* Task directions:
For the data below, work out how many lines include the string "React" and report only the number.

==*==

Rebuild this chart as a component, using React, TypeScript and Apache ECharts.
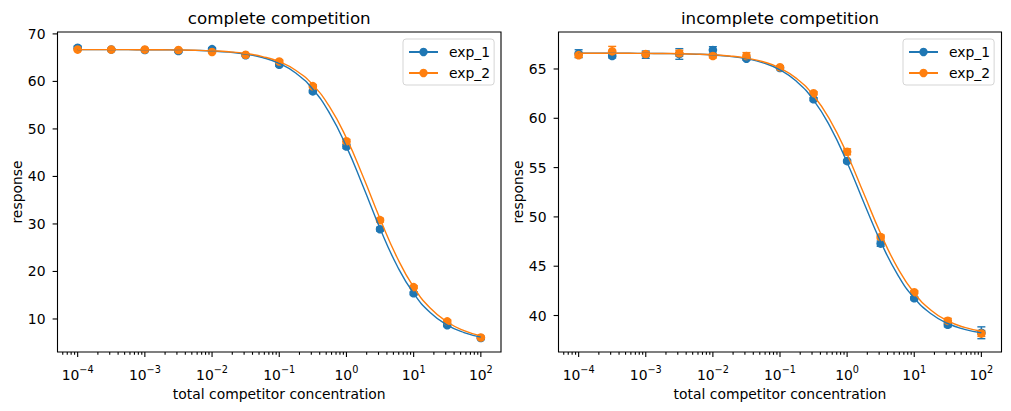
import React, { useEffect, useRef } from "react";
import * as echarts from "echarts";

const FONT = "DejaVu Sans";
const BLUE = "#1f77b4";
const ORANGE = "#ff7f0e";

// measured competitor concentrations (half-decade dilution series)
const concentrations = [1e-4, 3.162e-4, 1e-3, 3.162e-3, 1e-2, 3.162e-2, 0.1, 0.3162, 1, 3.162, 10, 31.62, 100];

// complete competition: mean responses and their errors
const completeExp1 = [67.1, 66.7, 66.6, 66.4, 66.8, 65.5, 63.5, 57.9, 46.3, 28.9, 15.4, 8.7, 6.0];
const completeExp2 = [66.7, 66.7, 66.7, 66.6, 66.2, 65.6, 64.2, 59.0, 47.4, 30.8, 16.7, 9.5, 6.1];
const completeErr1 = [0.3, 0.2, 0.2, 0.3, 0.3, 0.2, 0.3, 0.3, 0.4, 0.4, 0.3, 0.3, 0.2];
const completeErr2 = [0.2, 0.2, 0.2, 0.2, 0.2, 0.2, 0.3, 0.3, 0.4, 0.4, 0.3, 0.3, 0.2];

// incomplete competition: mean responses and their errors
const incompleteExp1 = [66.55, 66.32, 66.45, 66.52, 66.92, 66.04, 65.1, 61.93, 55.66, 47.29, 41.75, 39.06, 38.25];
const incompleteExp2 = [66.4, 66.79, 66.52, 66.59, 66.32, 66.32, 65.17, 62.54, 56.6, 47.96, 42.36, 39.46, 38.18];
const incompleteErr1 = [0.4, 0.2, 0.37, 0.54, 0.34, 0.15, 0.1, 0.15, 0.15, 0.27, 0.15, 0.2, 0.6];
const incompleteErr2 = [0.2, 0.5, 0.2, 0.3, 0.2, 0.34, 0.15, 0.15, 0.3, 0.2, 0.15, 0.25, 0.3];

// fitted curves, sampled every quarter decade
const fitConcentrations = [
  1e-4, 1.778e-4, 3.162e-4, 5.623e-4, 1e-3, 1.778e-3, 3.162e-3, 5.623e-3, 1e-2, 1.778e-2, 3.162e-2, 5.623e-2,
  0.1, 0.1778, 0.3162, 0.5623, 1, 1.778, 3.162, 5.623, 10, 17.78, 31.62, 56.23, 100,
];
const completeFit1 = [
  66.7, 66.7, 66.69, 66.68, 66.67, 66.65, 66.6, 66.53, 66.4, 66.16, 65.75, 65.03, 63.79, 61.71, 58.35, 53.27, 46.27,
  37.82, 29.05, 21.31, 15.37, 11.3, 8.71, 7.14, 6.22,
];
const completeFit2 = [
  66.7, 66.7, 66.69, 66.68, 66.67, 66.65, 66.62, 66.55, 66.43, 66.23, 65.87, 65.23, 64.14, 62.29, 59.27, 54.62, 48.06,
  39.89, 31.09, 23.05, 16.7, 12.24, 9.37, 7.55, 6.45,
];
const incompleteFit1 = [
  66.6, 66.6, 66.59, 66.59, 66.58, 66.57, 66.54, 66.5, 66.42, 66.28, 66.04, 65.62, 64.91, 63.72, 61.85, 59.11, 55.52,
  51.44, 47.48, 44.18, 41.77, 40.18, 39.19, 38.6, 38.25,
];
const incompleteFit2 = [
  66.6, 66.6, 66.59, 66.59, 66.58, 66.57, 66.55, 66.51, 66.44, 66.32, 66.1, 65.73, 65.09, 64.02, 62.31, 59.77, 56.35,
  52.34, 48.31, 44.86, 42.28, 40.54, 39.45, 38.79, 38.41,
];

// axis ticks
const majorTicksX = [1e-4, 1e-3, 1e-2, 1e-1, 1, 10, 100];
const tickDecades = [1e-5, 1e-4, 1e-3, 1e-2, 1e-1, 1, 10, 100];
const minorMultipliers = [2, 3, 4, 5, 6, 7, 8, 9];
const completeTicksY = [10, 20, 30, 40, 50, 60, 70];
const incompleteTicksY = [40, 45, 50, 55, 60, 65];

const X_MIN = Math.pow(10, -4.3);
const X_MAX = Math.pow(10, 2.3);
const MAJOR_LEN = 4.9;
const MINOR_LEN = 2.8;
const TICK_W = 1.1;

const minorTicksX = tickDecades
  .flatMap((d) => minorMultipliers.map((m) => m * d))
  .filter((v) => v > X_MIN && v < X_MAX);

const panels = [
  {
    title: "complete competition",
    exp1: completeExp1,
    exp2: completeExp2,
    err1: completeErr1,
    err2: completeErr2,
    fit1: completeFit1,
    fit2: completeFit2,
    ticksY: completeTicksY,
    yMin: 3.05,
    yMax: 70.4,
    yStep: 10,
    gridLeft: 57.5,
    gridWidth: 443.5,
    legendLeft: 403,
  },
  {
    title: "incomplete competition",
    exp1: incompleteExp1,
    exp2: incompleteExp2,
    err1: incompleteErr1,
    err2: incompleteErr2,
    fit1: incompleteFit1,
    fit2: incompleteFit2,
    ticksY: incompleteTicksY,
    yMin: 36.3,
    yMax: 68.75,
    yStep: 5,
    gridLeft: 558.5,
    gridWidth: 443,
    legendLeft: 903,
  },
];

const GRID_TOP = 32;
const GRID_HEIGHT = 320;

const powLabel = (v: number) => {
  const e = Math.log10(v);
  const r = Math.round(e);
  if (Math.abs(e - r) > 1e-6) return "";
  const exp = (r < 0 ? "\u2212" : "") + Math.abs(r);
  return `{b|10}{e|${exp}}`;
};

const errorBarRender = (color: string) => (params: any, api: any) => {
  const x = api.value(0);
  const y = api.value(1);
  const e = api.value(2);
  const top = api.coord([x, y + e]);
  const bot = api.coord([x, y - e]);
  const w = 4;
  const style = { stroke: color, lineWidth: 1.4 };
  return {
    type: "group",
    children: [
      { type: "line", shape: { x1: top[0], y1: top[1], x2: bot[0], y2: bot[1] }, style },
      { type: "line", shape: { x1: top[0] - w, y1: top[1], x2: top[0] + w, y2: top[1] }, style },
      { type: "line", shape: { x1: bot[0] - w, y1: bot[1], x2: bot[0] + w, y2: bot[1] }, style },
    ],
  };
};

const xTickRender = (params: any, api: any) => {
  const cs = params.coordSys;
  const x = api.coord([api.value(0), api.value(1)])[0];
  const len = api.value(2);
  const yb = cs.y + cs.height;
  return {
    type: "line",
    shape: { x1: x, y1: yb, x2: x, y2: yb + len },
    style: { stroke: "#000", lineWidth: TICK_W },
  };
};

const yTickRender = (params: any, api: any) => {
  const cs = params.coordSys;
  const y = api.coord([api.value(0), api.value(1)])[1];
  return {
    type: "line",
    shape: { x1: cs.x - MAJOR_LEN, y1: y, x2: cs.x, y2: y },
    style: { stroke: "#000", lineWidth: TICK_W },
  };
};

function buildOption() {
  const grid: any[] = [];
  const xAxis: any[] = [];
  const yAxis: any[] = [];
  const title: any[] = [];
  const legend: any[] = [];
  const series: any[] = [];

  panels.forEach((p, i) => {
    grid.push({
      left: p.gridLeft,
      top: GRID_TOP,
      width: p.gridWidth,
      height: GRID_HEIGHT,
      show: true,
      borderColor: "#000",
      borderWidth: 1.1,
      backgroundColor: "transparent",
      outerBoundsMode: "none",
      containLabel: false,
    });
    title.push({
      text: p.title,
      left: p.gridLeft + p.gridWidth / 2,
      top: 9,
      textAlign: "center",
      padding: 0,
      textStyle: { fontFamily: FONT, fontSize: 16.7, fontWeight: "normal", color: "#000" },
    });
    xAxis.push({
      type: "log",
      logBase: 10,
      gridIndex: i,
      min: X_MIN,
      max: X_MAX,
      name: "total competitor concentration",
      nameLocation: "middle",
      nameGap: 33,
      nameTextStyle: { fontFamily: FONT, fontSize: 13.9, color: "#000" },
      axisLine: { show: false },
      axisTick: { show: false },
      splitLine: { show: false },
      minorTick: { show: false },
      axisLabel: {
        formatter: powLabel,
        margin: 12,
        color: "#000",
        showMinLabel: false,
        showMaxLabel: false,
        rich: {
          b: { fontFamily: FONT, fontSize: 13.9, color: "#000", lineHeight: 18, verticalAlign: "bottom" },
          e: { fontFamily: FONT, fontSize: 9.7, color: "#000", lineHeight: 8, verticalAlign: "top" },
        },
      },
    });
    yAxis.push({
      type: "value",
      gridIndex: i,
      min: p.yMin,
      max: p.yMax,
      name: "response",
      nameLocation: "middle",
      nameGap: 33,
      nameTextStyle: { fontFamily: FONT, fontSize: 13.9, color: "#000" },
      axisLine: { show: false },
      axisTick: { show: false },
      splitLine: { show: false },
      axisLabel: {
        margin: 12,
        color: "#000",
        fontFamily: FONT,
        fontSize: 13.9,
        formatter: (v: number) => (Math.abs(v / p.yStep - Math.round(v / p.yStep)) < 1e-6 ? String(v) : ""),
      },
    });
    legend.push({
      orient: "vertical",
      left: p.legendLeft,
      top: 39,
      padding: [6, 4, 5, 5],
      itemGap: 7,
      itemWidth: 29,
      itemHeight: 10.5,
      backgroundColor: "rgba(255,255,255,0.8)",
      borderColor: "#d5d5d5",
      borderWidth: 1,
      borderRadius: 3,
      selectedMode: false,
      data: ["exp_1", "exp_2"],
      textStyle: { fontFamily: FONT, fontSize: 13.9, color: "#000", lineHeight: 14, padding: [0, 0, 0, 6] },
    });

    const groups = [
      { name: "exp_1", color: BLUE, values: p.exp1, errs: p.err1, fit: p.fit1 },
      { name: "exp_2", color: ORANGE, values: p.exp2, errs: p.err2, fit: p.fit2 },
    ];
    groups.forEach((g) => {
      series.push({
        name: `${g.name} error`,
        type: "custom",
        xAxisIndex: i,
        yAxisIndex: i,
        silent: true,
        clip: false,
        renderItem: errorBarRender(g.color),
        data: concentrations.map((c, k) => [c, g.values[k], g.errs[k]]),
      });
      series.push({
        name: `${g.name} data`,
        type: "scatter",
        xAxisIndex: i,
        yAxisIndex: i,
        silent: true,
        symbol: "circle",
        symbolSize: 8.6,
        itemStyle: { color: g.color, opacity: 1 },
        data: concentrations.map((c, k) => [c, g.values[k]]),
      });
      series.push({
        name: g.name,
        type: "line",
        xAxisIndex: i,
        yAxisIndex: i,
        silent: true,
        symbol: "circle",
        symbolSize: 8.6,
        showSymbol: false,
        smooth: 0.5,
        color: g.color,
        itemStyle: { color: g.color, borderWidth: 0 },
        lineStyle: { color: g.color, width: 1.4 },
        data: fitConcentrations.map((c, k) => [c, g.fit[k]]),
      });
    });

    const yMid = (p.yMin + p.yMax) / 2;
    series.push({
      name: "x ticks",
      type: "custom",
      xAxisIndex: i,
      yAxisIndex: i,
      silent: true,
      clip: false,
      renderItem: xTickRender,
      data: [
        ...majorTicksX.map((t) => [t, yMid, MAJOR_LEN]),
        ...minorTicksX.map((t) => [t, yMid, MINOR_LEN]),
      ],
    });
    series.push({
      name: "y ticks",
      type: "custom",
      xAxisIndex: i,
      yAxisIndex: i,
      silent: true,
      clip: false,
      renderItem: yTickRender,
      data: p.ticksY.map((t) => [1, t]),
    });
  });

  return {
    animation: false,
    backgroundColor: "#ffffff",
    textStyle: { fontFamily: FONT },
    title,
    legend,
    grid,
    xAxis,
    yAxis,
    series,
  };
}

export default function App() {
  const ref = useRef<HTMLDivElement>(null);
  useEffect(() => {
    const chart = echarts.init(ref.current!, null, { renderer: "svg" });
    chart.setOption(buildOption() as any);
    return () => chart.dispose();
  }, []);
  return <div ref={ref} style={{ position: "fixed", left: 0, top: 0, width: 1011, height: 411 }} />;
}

==*==

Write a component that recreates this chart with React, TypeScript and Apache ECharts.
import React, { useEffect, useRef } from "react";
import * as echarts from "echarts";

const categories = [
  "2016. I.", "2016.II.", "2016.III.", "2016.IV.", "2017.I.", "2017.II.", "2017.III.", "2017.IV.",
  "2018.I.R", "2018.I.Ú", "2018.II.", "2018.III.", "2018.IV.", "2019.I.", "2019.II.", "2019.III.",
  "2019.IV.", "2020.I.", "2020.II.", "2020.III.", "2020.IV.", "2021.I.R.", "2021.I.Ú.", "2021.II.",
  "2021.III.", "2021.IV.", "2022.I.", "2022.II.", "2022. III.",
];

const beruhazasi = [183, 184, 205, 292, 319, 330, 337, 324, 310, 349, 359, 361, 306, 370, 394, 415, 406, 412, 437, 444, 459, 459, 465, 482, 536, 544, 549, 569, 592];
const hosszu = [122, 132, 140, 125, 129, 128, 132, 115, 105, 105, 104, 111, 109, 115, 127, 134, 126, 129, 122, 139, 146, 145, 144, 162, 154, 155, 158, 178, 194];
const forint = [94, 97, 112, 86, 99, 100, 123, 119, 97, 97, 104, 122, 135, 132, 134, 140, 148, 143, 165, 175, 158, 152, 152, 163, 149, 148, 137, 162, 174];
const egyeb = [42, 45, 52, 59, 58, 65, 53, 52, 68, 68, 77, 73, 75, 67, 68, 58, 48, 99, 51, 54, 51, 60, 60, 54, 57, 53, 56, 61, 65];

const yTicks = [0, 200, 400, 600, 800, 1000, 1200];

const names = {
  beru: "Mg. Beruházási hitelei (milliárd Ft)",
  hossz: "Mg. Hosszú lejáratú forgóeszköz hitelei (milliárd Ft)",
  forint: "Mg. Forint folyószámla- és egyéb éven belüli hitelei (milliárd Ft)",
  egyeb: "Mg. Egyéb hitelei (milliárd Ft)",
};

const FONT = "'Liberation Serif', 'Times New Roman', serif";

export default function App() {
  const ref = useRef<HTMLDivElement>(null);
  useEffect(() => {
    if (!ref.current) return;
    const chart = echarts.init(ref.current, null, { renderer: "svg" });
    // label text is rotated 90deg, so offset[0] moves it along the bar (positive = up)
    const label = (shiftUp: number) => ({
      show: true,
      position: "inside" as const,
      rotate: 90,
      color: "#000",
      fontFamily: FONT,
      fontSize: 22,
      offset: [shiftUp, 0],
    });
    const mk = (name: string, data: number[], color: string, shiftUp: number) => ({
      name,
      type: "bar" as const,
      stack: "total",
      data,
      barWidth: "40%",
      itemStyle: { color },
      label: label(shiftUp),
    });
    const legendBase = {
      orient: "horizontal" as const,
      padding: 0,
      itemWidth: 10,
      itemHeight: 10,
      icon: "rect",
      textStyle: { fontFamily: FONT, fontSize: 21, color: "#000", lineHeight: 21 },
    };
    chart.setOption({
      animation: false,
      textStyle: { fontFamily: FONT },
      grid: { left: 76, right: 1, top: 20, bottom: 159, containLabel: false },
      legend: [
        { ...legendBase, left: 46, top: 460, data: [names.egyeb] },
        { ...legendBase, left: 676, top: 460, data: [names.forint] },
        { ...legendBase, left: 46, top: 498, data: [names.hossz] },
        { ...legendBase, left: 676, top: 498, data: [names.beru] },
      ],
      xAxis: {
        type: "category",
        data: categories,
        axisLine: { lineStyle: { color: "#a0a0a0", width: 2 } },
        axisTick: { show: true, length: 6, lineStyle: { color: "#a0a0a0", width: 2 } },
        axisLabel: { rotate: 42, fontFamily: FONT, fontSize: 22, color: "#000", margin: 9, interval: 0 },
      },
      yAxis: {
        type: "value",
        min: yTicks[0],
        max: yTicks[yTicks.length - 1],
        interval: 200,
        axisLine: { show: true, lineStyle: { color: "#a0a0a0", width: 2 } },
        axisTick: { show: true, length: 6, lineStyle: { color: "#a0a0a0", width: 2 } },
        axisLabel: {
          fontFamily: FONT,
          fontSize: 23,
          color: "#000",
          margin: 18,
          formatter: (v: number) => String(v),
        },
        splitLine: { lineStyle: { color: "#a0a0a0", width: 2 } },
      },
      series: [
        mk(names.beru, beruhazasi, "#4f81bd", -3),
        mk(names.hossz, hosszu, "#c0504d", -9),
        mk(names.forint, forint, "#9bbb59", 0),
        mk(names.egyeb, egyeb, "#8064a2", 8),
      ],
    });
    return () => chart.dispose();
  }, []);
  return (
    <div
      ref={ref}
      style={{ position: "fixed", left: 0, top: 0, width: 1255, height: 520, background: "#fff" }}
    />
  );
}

==*==

* Exercise response:
4